Not everyone could get on board with this more open, inclusive way of working immediately or there wouldn’t be conflict, though. Henry Wilson (Jim Parsons), who signed Rock, tried to get him to hide his homosexuality, despite being gay himself. But even he saw the value in living freely by the end, making amends with Rock and using his new status as an Oscar-winning producer to make the first gay romantic drama, based on the real events of the gas station at which Jack and Archie worked as call boys. It’s an idea that could only come to fruition in this time period because of the strides already taken — from “Meg” winning the Oscar to Archie kissing Rock when he got up to accept his own Oscar.

“What if this had happened? We would be living in a very, very different world,” Brennan says.

“Hollywood” was designed as a close-ended, one-season series, but Brennan admits that the nature of posing the question of “if this, then what?” sets up potential future seasons.

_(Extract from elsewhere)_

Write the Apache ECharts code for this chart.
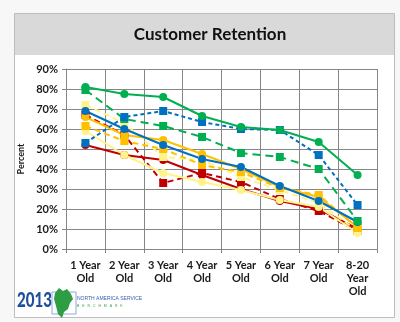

“Is there a Nixon movement? What is the independent movie? What does MIramax look in like in the 1990s when there isn’t a Harvey Weinstein? What is Don Simpson making if ‘Top Gun’ isn’t just about white people?” he says. “Every time we would bring that up, it would undergird the profundity of the question we were asking. So I certainly hope we will move forward in time with this as the premise and look at how the town is different decade by decade.”